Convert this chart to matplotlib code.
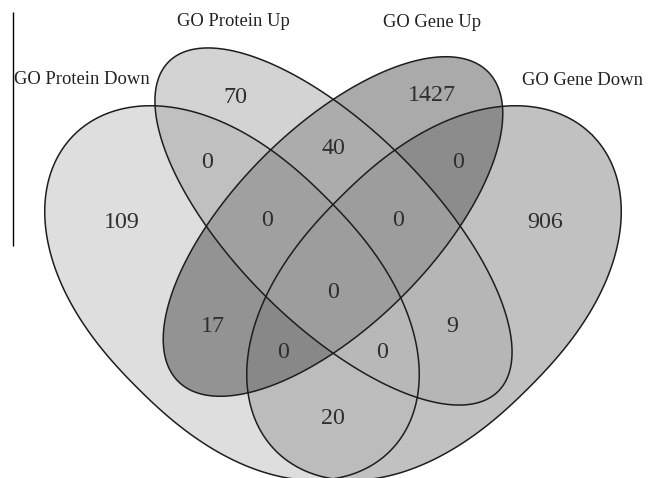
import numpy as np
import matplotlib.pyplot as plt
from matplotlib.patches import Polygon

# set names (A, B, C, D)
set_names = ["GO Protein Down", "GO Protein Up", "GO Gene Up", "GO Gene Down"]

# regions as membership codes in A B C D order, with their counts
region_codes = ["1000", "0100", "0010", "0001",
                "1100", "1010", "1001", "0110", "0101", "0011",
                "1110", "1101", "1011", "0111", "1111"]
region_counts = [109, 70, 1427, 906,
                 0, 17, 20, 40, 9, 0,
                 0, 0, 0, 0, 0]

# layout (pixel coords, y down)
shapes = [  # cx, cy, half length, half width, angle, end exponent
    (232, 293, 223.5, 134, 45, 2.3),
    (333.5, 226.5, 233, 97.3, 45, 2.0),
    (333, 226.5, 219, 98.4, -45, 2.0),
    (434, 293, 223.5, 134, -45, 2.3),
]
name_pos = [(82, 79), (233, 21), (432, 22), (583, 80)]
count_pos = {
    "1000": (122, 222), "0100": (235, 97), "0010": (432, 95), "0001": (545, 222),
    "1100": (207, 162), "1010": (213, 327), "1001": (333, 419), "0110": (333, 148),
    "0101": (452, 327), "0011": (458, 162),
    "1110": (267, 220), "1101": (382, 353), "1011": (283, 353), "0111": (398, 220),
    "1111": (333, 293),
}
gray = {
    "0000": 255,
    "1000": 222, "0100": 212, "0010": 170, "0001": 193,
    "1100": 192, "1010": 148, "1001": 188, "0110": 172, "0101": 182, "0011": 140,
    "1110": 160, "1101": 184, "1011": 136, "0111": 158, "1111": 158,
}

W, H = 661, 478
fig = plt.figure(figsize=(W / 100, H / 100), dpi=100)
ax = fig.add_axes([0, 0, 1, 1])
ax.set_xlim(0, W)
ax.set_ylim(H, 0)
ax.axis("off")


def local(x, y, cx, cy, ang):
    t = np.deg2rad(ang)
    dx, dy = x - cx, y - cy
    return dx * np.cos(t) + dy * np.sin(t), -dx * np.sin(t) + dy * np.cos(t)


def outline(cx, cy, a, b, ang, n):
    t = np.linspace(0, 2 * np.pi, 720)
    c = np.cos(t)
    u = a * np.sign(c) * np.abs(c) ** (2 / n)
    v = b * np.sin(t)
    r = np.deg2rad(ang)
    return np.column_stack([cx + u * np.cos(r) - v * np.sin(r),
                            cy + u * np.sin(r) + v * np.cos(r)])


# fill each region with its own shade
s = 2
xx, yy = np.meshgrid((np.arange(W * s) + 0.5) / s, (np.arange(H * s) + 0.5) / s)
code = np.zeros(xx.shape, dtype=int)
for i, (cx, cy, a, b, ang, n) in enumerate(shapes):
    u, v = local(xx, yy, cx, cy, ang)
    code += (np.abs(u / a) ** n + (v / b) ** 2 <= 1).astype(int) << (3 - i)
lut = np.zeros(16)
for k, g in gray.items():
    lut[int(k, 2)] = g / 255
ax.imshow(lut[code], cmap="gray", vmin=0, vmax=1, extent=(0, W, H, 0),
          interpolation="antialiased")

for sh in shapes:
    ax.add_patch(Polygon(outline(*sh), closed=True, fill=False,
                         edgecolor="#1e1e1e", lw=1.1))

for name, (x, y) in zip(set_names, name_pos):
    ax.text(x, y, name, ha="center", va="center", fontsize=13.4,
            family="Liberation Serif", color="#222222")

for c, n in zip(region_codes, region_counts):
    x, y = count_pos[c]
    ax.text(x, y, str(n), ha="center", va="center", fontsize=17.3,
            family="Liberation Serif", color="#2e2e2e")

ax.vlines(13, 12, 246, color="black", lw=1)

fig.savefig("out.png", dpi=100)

:::

--- SHORT PROBLEM ---
Please set down each line of the data above exactly as written, without the pictures.

--- TASK OUTPUT ---
Convert this chart to matplotlib code.
import numpy as np
import matplotlib.pyplot as plt
from matplotlib.patches import Polygon

# set names (A, B, C, D)
set_names = ["GO Protein Down", "GO Protein Up", "GO Gene Up", "GO Gene Down"]

# regions as membership codes in A B C D order, with their counts
region_codes = ["1000", "0100", "0010", "0001",
                "1100", "1010", "1001", "0110", "0101", "0011",
                "1110", "1101", "1011", "0111", "1111"]
region_counts = [109, 70, 1427, 906,
                 0, 17, 20, 40, 9, 0,
                 0, 0, 0, 0, 0]

# layout (pixel coords, y down)
shapes = [  # cx, cy, half length, half width, angle, end exponent
    (232, 293, 223.5, 134, 45, 2.3),
    (333.5, 226.5, 233, 97.3, 45, 2.0),
    (333, 226.5, 219, 98.4, -45, 2.0),
    (434, 293, 223.5, 134, -45, 2.3),
]
name_pos = [(82, 79), (233, 21), (432, 22), (583, 80)]
count_pos = {
    "1000": (122, 222), "0100": (235, 97), "0010": (432, 95), "0001": (545, 222),
    "1100": (207, 162), "1010": (213, 327), "1001": (333, 419), "0110": (333, 148),
    "0101": (452, 327), "0011": (458, 162),
    "1110": (267, 220), "1101": (382, 353), "1011": (283, 353), "0111": (398, 220),
    "1111": (333, 293),
}
gray = {
    "0000": 255,
    "1000": 222, "0100": 212, "0010": 170, "0001": 193,
    "1100": 192, "1010": 148, "1001": 188, "0110": 172, "0101": 182, "0011": 140,
    "1110": 160, "1101": 184, "1011": 136, "0111": 158, "1111": 158,
}

W, H = 661, 478
fig = plt.figure(figsize=(W / 100, H / 100), dpi=100)
ax = fig.add_axes([0, 0, 1, 1])
ax.set_xlim(0, W)
ax.set_ylim(H, 0)
ax.axis("off")


def local(x, y, cx, cy, ang):
    t = np.deg2rad(ang)
    dx, dy = x - cx, y - cy
    return dx * np.cos(t) + dy * np.sin(t), -dx * np.sin(t) + dy * np.cos(t)


def outline(cx, cy, a, b, ang, n):
    t = np.linspace(0, 2 * np.pi, 720)
    c = np.cos(t)
    u = a * np.sign(c) * np.abs(c) ** (2 / n)
    v = b * np.sin(t)
    r = np.deg2rad(ang)
    return np.column_stack([cx + u * np.cos(r) - v * np.sin(r),
                            cy + u * np.sin(r) + v * np.cos(r)])


# fill each region with its own shade
s = 2
xx, yy = np.meshgrid((np.arange(W * s) + 0.5) / s, (np.arange(H * s) + 0.5) / s)
code = np.zeros(xx.shape, dtype=int)
for i, (cx, cy, a, b, ang, n) in enumerate(shapes):
    u, v = local(xx, yy, cx, cy, ang)
    code += (np.abs(u / a) ** n + (v / b) ** 2 <= 1).astype(int) << (3 - i)
lut = np.zeros(16)
for k, g in gray.items():
    lut[int(k, 2)] = g / 255
ax.imshow(lut[code], cmap="gray", vmin=0, vmax=1, extent=(0, W, H, 0),
          interpolation="antialiased")

for sh in shapes:
    ax.add_patch(Polygon(outline(*sh), closed=True, fill=False,
                         edgecolor="#1e1e1e", lw=1.1))

for name, (x, y) in zip(set_names, name_pos):
    ax.text(x, y, name, ha="center", va="center", fontsize=13.4,
            family="Liberation Serif", color="#222222")

for c, n in zip(region_codes, region_counts):
    x, y = count_pos[c]
    ax.text(x, y, str(n), ha="center", va="center", fontsize=17.3,
            family="Liberation Serif", color="#2e2e2e")

ax.vlines(13, 12, 246, color="black", lw=1)

fig.savefig("out.png", dpi=100)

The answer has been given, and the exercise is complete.